___ Data supplied ___

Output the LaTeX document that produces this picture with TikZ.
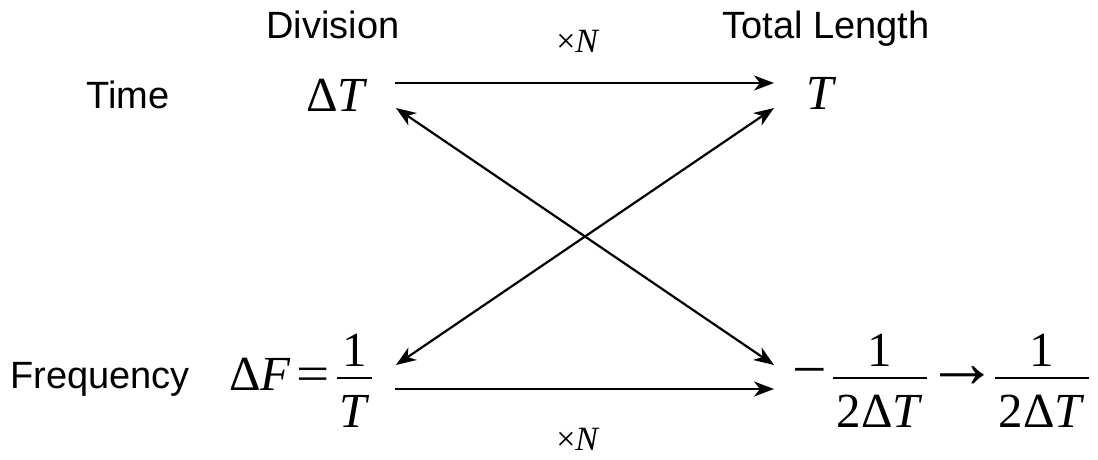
\documentclass[tikz,border=0pt]{standalone}
\usepackage{fontspec}
\setmainfont{Liberation Serif}
\newfontfamily\arial{Liberation Sans}
\usetikzlibrary{arrows.meta}
\begin{document}
\begin{tikzpicture}[x=1pt,y=-1pt,
  lab/.style={font=\arial\fontsize{38}{40}\selectfont, inner sep=0pt, anchor=base},
  mth/.style={font=\fontsize{49}{52}\selectfont, inner sep=0pt, anchor=base},
  sml/.style={font=\fontsize{34}{38}\selectfont, inner sep=0pt, anchor=base},
  bar/.style={line width=2pt},
  tip/.tip={Stealth[length=20pt,width=15pt,inset=6pt]},
  arr/.style={line width=2.2pt, -tip},
  darr/.style={line width=2.2pt, tip-tip}]
\useasboundingbox (0,0) rectangle (1098,459);
% labels
\node[lab] (div) at (333,38) {Division};
\node[lab] (tot) at (826,38) {Total Length};
\node[lab] (time) at (128,108) {Time};
\node[lab] (freq) at (100,388) {Frequency};
\node[sml] (xn1) at (578,52) {×\textit{N}};
\node[sml] (xn2) at (578,450) {×\textit{N}};
% time row
\node[mth] (dT) at (337,111) {Δ\textit{T}};
\node[mth] (T) at (822,109) {\textit{T}};
% frequency row, left
\node[mth, anchor=base west] (dF) at (229,390) {Δ\textit{F}};
\node[mth] (eq) at (313,390) {\scalebox{1.2}[1]{=}};
\node[mth] (n1) at (355,366) {1};
\node[mth] (d1) at (355,427) {\textit{T}};
\coordinate (b1l) at (337,378); \coordinate (b1r) at (372,378);
\draw[bar] (b1l) -- (b1r);
% frequency row, right
\node[mth, anchor=center] (minus) at (810,378) {\scalebox{1.25}[1.15]{−}};
\node[mth] (n2) at (880,366) {1};
\node[mth] (d2) at (880,427) {2Δ\textit{T}};
\coordinate (b2l) at (833,378); \coordinate (b2r) at (927,378);
\draw[bar] (b2l) -- (b2r);
\node[mth, anchor=center] (to) at (962,377) {\scalebox{1.5}{→}};
\node[mth] (n3) at (1042,366) {1};
\node[mth] (d3) at (1042,427) {2Δ\textit{T}};
\coordinate (b3l) at (995,378); \coordinate (b3r) at (1089,378);
\draw[bar] (b3l) -- (b3r);
% connectors
\coordinate (dTr) at (395,83);
\coordinate (Tl) at (774,83);
\coordinate (dTd) at (396,108);
\coordinate (Td) at (774,108);
\coordinate (dFu) at (396,365);
\coordinate (rhsu) at (774,365);
\coordinate (dFr) at (395,389);
\coordinate (rhsl) at (774,389);
\draw[arr] (dTr) -- (Tl);
\draw[arr] (dFr) -- (rhsl);
\draw[darr] (dTd) -- (rhsu);
\draw[darr] (dFu) -- (Td);
\end{tikzpicture}
\end{document}
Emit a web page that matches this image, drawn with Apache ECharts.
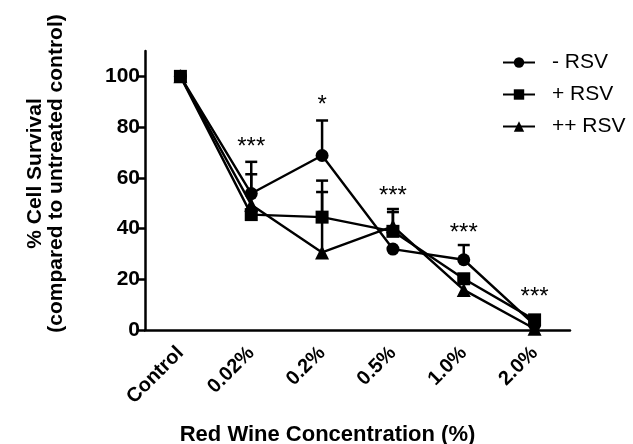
<!DOCTYPE html>
<html>
<head>
<meta charset="utf-8">
<script src="https://cdn.jsdelivr.net/npm/echarts@6/dist/echarts.min.js"></script>
<style>
  html, body { margin: 0; padding: 0; background: #fff; }
  #chart { width: 633px; height: 444px; }
</style>
</head>
<body>
<div id="chart"></div>
<script>
// data
const categories = ['Control', '0.02%', '0.2%', '0.5%', '1.0%', '2.0%']
const minusRsv = [100, 53.8, 68.8, 31.9, 27.7, 2]
const plusRsv = [100, 45.5, 44.5, 38.9, 20.2, 4]
const plusPlusRsv = [100, 49.4, 30.6, 40.9, 15.8, 0.5]
// upper ends of the error bars (null = none visible)
const minusRsvTop = [null, 66.3, 82.6, null, 33.5, null]
const plusRsvTop = [null, 61.4, 58.9, 47.7, null, 5]
const plusPlusRsvTop = [null, null, 54.4, 46.5, null, null]
const stars = ['', '***', '*', '***', '***', '***']
const starY = [null, 72, 88.5, 52.6, 38, 13]
const yTicks = [0, 20, 40, 60, 80, 100]

const chart = echarts.init(document.getElementById('chart'))

const FONT = 'Liberation Sans, Arial, sans-serif'

function errData(vals, tops) {
    const out = []
    vals.forEach((v, i) => {
        if (tops[i] != null) out.push([i, v, tops[i]])
    })
    return out
}

function errSeries(vals, tops) {
    return {
        type: 'custom',
        z: 1,
        silent: true,
        data: errData(vals, tops),
        renderItem: (params, api) => {
            const base = api.coord([api.value(0), api.value(1)])
            const top = api.coord([api.value(0), api.value(2)])
            const half = 6
            const style = { stroke: '#000', lineWidth: 2.5 }
            return {
                type: 'group',
                children: [
                    { type: 'line', shape: { x1: base[0], y1: base[1], x2: top[0], y2: top[1] }, style },
                    { type: 'line', shape: { x1: top[0] - half, y1: top[1], x2: top[0] + half, y2: top[1] }, style }
                ]
            }
        }
    }
}

function lineSeries(name, vals, symbol, size) {
    return {
        name,
        type: 'line',
        data: vals,
        symbol,
        symbolSize: size,
        z: 3,
        lineStyle: { color: '#000', width: 2.4 },
        itemStyle: { color: '#000' }
    }
}

const starData = []
stars.forEach((s, i) => { if (s) starData.push([i, starY[i], s]) })

chart.setOption({
    animation: false,
    backgroundColor: '#fff',
    grid: { left: 145, right: 63, top: 51, bottom: 114, outerBoundsMode: 'none', containLabel: false },
    legend: {
        orient: 'vertical',
        left: 497,
        top: 47,
        itemWidth: 32,
        itemHeight: 13,
        itemGap: 11,
        textStyle: { fontFamily: FONT, fontSize: 21, color: '#000', padding: [0, 0, 0, 12] },
        data: ['- RSV', '+ RSV', '++ RSV']
    },
    xAxis: {
        type: 'category',
        data: categories,
        boundaryGap: true,
        axisLine: { lineStyle: { color: '#000', width: 2.5 } },
        axisTick: { alignWithLabel: true, length: 7, lineStyle: { color: '#000', width: 2.5 } },
        axisLabel: {
            rotate: 45, margin: 20, color: '#000',
            fontFamily: FONT, fontSize: 20, fontWeight: 'bold'
        },
        name: 'Red Wine Concentration (%)',
        nameLocation: 'middle',
        nameGap: 94,
        nameTextStyle: { fontFamily: FONT, fontSize: 22, fontWeight: 'bold', color: '#000', padding: [0, 60, 0, 0] }
    },
    yAxis: {
        type: 'value',
        min: 0,
        max: 110,
        interval: 20,
        splitLine: { show: false },
        axisLine: { show: true, lineStyle: { color: '#000', width: 2.5 } },
        axisTick: { show: true, length: 7, customValues: yTicks, lineStyle: { color: '#000', width: 2.5 } },
        axisLabel: {
            customValues: yTicks, margin: 5, color: '#000',
            fontFamily: FONT, fontSize: 21, fontWeight: 'bold'
        },
        name: '% Cell Survival\n(compared to untreated control)',
        nameLocation: 'middle',
        nameGap: 78,
        nameRotate: 90,
        nameTextStyle: { fontFamily: FONT, fontSize: 21, fontWeight: 'bold', color: '#000', lineHeight: 21, padding: [0, 0, 0, 34] }
    },
    series: [
        lineSeries('- RSV', minusRsv, 'circle', 13),
        lineSeries('+ RSV', plusRsv, 'rect', 13),
        lineSeries('++ RSV', plusPlusRsv, 'triangle', 14),
        errSeries(minusRsv, minusRsvTop),
        errSeries(plusRsv, plusRsvTop),
        errSeries(plusPlusRsv, plusPlusRsvTop),
        {
            type: 'custom',
            silent: true,
            z: 4,
            data: starData,
            renderItem: (params, api) => {
                const p = api.coord([api.value(0), api.value(1)])
                return {
                    type: 'text',
                    x: p[0], y: p[1],
                    style: {
                        text: starData[params.dataIndex][2],
                        fill: '#000',
                        font: '24px ' + FONT,
                        align: 'center',
                        verticalAlign: 'middle'
                    }
                }
            }
        }
    ]
})
</script>
</body>
</html>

___

> _Work instructions_: Everything above from the line with "Emit a web page" through the line with "const chart = echarts.init(document.getElementById('chart'))" should be retyped exactly, and nothing else; omit pictures.

> _Finished answer_:
Emit a web page that matches this image, drawn with Apache ECharts.
<!DOCTYPE html>
<html>
<head>
<meta charset="utf-8">
<script src="https://cdn.jsdelivr.net/npm/echarts@6/dist/echarts.min.js"></script>
<style>
  html, body { margin: 0; padding: 0; background: #fff; }
  #chart { width: 633px; height: 444px; }
</style>
</head>
<body>
<div id="chart"></div>
<script>
// data
const categories = ['Control', '0.02%', '0.2%', '0.5%', '1.0%', '2.0%']
const minusRsv = [100, 53.8, 68.8, 31.9, 27.7, 2]
const plusRsv = [100, 45.5, 44.5, 38.9, 20.2, 4]
const plusPlusRsv = [100, 49.4, 30.6, 40.9, 15.8, 0.5]
// upper ends of the error bars (null = none visible)
const minusRsvTop = [null, 66.3, 82.6, null, 33.5, null]
const plusRsvTop = [null, 61.4, 58.9, 47.7, null, 5]
const plusPlusRsvTop = [null, null, 54.4, 46.5, null, null]
const stars = ['', '***', '*', '***', '***', '***']
const starY = [null, 72, 88.5, 52.6, 38, 13]
const yTicks = [0, 20, 40, 60, 80, 100]

const chart = echarts.init(document.getElementById('chart'))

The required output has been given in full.